__Task brief__: Look through the data for the string "chart". Copy every line where it is found.

****************

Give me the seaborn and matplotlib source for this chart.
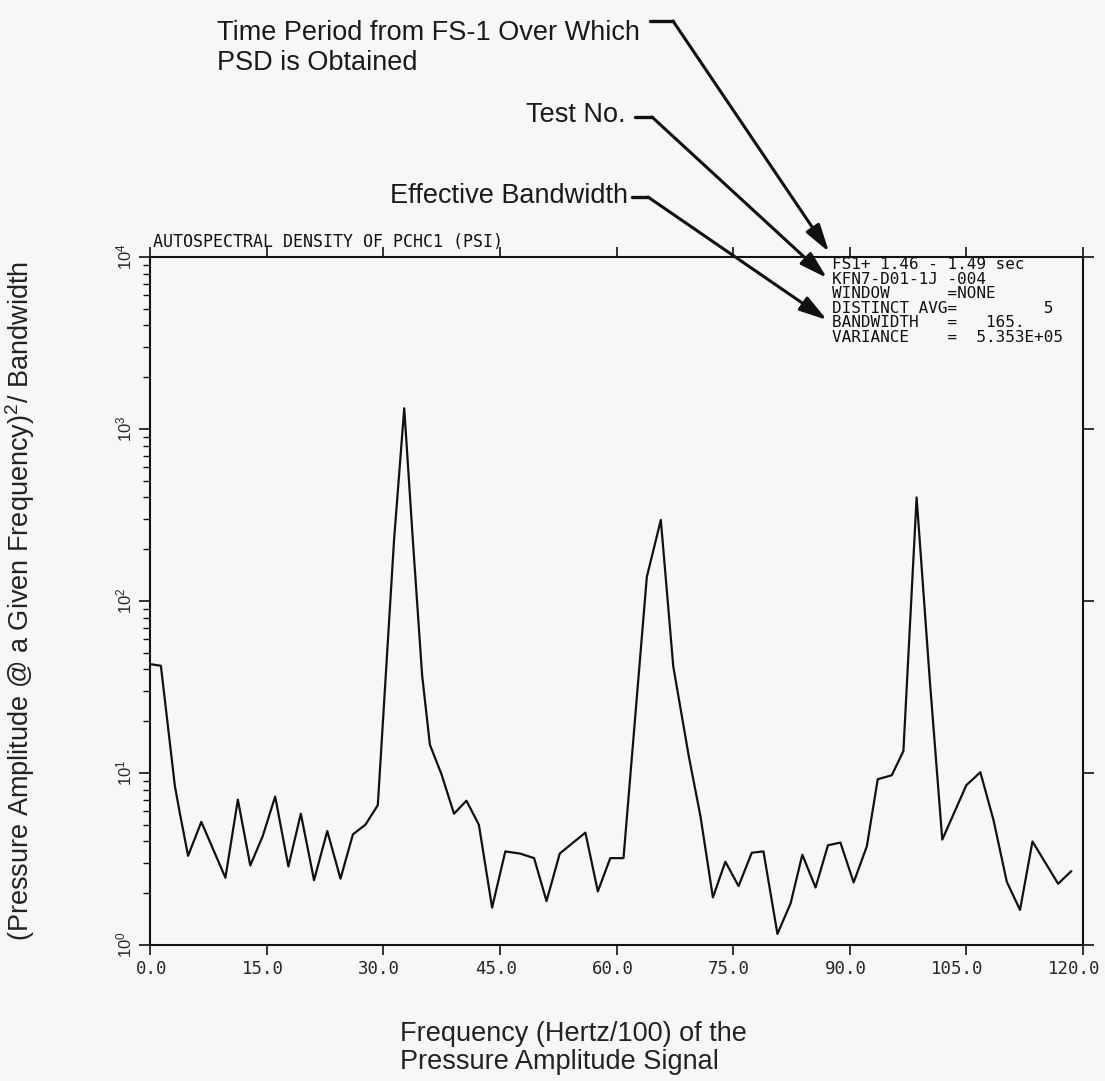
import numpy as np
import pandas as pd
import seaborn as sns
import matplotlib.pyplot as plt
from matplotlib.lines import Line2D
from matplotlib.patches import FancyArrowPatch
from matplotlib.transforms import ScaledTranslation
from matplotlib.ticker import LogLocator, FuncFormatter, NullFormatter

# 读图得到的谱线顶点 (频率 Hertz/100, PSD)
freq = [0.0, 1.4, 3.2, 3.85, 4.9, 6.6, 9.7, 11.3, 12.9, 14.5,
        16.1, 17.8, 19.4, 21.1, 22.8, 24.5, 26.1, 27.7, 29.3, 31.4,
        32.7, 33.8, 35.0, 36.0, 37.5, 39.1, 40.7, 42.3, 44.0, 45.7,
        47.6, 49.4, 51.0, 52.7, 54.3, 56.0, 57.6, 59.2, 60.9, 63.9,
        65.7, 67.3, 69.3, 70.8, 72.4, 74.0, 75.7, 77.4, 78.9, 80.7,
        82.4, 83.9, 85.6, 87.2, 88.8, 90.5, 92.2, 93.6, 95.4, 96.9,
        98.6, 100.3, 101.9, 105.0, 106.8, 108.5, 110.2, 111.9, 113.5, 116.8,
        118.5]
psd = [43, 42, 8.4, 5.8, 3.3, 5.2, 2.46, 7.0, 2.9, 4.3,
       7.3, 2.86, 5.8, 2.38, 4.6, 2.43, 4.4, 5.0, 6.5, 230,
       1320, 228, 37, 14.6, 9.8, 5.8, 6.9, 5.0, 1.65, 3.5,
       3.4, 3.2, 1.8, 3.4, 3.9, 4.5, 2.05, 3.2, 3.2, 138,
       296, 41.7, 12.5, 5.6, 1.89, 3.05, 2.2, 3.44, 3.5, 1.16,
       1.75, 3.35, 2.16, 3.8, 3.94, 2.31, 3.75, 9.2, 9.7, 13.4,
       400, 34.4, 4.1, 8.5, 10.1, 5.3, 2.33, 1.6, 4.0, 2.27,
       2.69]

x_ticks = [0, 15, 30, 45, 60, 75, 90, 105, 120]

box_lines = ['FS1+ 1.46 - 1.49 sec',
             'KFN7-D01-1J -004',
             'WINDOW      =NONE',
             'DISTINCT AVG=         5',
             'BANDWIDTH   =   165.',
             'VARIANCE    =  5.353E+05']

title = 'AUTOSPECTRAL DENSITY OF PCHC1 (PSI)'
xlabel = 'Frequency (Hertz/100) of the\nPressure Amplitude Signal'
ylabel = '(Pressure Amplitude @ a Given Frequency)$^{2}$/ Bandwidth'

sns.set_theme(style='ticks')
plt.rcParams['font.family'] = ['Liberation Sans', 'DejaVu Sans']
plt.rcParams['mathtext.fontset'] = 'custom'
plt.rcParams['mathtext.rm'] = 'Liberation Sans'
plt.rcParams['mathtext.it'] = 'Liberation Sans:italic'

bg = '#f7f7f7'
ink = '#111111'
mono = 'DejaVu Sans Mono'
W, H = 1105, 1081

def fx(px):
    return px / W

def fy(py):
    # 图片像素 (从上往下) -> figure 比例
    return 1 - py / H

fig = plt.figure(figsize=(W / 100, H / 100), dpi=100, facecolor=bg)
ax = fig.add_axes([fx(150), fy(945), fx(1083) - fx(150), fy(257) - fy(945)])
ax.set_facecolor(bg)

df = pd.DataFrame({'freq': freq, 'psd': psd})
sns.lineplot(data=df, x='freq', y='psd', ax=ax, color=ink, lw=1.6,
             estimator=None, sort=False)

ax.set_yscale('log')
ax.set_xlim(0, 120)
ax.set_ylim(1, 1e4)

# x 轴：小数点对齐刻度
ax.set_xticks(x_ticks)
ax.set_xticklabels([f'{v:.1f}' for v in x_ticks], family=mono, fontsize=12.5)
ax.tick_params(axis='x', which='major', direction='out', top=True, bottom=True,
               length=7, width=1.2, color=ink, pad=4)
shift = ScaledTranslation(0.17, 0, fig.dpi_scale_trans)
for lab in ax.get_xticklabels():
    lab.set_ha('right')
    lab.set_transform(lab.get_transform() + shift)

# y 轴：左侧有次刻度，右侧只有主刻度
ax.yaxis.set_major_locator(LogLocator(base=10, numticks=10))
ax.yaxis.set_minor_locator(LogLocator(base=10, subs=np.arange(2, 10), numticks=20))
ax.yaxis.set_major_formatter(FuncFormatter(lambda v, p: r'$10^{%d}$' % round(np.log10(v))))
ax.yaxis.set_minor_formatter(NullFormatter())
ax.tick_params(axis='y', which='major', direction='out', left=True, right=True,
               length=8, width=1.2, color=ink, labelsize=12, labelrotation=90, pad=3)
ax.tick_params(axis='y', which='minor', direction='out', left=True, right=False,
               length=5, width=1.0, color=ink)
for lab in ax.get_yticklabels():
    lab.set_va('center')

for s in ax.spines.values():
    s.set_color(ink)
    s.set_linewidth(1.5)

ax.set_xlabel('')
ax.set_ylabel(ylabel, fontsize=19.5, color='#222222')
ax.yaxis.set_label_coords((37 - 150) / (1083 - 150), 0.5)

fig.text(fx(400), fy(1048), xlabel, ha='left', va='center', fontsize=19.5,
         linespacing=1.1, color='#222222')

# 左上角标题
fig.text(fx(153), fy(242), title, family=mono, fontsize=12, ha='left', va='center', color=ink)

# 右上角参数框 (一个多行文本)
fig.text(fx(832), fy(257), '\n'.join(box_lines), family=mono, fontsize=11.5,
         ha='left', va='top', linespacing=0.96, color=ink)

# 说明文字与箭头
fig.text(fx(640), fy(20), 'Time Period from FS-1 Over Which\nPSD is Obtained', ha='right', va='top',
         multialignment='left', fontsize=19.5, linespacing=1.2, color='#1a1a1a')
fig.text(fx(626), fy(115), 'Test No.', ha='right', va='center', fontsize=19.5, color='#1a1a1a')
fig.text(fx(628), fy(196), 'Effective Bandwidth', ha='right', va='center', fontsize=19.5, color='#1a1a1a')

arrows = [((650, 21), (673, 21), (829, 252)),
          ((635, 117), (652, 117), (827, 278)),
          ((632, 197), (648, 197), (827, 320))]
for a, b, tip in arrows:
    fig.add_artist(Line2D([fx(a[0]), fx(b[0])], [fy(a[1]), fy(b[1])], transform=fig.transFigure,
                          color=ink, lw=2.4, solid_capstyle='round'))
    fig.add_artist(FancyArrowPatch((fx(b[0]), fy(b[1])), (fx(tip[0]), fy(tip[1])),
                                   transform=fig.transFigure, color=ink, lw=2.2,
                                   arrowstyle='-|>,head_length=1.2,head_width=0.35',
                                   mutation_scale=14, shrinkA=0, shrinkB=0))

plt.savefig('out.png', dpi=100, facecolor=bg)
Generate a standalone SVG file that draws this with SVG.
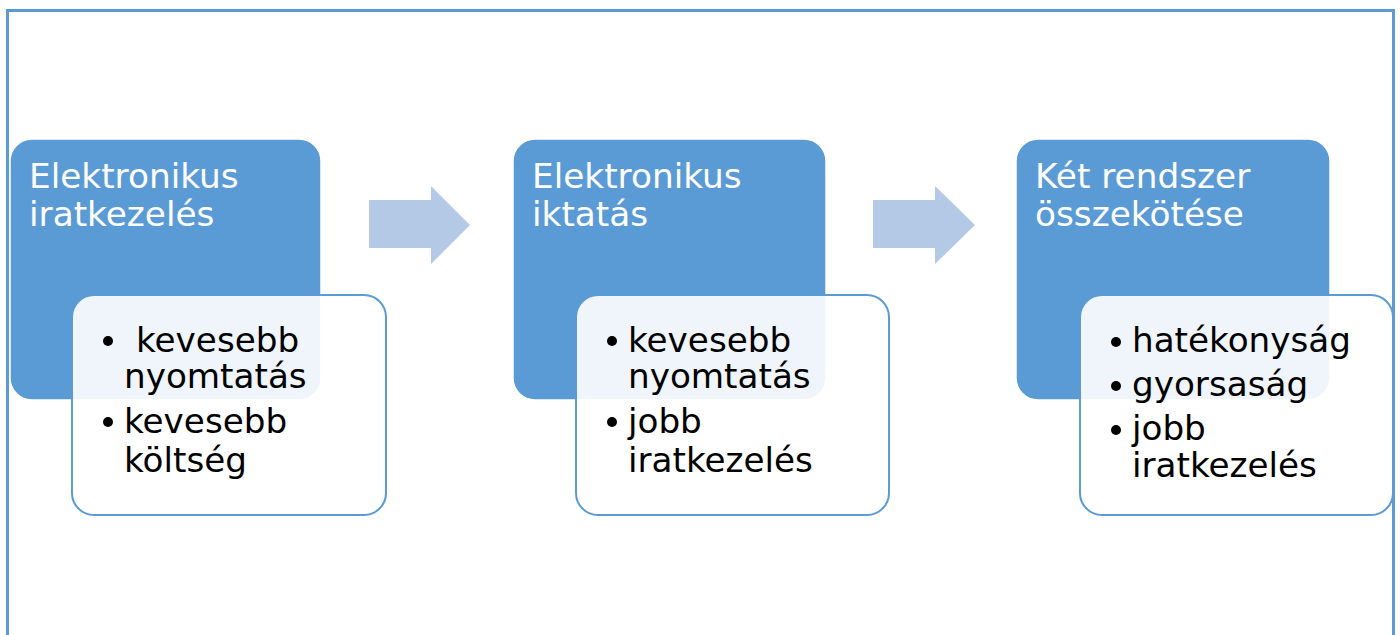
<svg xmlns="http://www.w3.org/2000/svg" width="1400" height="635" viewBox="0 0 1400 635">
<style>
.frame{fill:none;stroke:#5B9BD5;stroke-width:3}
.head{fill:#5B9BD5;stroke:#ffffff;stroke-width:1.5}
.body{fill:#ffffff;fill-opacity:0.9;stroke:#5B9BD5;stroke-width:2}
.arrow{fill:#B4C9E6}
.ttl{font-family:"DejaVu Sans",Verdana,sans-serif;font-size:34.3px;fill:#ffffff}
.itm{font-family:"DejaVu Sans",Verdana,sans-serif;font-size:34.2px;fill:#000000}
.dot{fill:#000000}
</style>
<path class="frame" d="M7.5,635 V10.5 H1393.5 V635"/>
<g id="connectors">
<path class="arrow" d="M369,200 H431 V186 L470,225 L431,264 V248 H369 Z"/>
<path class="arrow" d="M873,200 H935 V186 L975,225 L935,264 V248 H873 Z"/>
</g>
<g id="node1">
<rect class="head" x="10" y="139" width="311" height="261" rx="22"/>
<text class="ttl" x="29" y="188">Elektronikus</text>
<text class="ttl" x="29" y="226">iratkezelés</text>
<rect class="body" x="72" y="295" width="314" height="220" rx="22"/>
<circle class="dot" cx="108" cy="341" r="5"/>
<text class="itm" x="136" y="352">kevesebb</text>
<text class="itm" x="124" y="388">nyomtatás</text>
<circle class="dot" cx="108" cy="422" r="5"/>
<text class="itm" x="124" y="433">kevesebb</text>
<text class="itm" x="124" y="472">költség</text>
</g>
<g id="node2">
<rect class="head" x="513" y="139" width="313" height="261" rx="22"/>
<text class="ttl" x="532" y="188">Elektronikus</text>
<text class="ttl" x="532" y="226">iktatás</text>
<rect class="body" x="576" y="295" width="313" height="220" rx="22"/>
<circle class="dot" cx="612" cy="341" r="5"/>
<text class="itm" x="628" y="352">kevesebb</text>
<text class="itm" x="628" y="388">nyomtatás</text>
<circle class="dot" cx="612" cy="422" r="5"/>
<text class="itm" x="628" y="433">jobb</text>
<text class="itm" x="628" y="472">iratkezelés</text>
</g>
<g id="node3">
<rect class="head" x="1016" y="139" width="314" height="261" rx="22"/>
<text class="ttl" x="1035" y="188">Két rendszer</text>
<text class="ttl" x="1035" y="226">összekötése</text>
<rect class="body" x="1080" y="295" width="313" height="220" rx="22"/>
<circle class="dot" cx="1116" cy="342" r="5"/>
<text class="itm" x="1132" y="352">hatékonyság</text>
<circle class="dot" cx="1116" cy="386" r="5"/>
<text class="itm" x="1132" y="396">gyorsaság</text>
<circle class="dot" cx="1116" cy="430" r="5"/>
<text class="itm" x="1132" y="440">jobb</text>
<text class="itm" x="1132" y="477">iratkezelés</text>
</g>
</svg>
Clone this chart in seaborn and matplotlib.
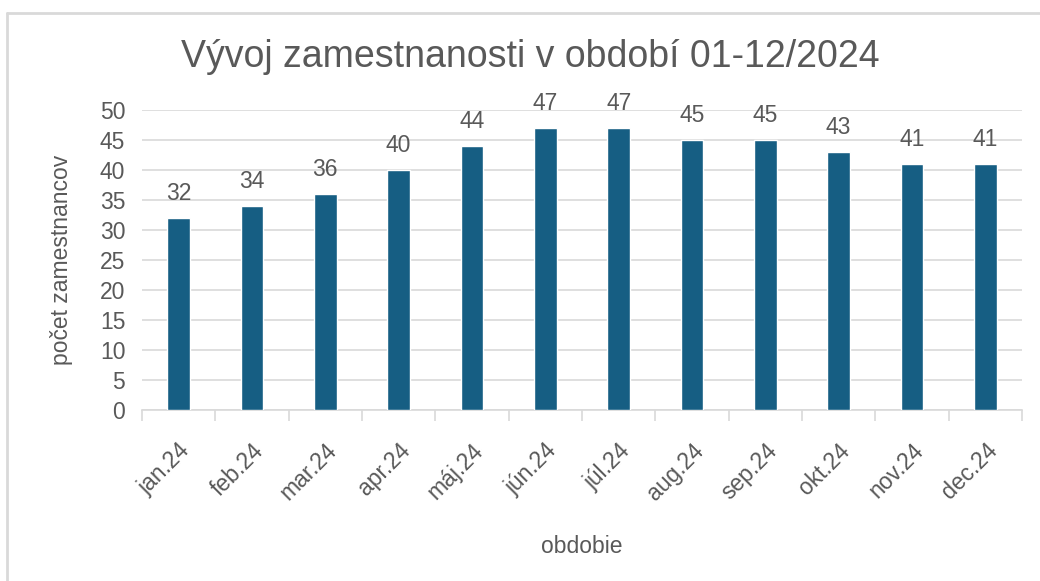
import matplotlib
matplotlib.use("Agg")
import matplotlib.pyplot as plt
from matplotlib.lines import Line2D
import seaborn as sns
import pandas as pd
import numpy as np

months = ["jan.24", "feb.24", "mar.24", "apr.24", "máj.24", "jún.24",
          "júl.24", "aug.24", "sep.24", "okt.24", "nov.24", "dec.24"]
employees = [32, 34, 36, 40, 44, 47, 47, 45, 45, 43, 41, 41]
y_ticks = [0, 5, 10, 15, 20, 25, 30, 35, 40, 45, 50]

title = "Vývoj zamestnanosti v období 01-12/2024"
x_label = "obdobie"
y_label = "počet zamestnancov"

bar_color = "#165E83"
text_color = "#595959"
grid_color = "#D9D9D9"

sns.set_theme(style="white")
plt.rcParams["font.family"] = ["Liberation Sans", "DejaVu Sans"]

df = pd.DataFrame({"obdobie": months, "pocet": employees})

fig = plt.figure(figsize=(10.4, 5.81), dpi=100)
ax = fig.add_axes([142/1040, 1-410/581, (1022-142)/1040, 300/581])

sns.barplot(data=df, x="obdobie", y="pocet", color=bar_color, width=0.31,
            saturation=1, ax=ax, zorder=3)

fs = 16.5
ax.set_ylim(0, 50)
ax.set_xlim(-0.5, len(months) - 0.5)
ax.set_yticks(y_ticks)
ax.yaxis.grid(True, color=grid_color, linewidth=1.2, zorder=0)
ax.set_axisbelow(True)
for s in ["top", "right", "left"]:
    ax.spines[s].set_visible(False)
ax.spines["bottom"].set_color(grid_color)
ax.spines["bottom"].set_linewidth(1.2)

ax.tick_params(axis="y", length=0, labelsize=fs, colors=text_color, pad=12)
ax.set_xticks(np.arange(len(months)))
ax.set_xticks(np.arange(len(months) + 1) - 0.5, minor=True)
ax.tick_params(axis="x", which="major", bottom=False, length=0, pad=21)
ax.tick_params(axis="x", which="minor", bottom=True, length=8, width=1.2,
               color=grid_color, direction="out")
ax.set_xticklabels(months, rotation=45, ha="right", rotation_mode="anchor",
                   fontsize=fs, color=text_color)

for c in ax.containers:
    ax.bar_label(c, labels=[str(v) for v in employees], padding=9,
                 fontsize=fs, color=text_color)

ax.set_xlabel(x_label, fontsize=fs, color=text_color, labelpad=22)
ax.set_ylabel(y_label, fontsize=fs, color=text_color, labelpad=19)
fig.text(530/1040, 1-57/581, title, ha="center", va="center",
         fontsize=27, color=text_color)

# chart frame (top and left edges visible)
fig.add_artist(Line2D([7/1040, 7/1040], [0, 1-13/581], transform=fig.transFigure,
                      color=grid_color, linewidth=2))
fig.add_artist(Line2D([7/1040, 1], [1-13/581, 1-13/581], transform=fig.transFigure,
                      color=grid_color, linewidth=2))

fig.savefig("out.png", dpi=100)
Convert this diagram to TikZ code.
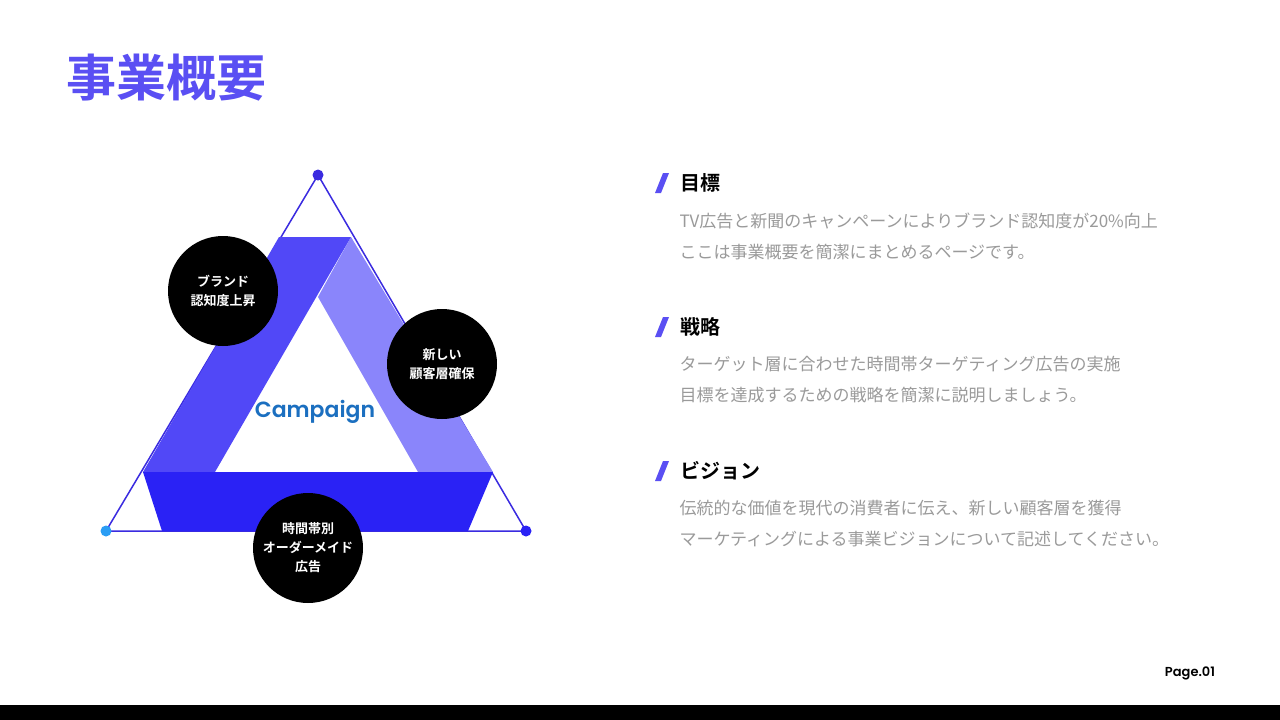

****************

__Solved problem__:
Give me the seaborn and matplotlib source for this chart.
Clone this chart in seaborn and matplotlib.
# chart frame (top and left edges visible)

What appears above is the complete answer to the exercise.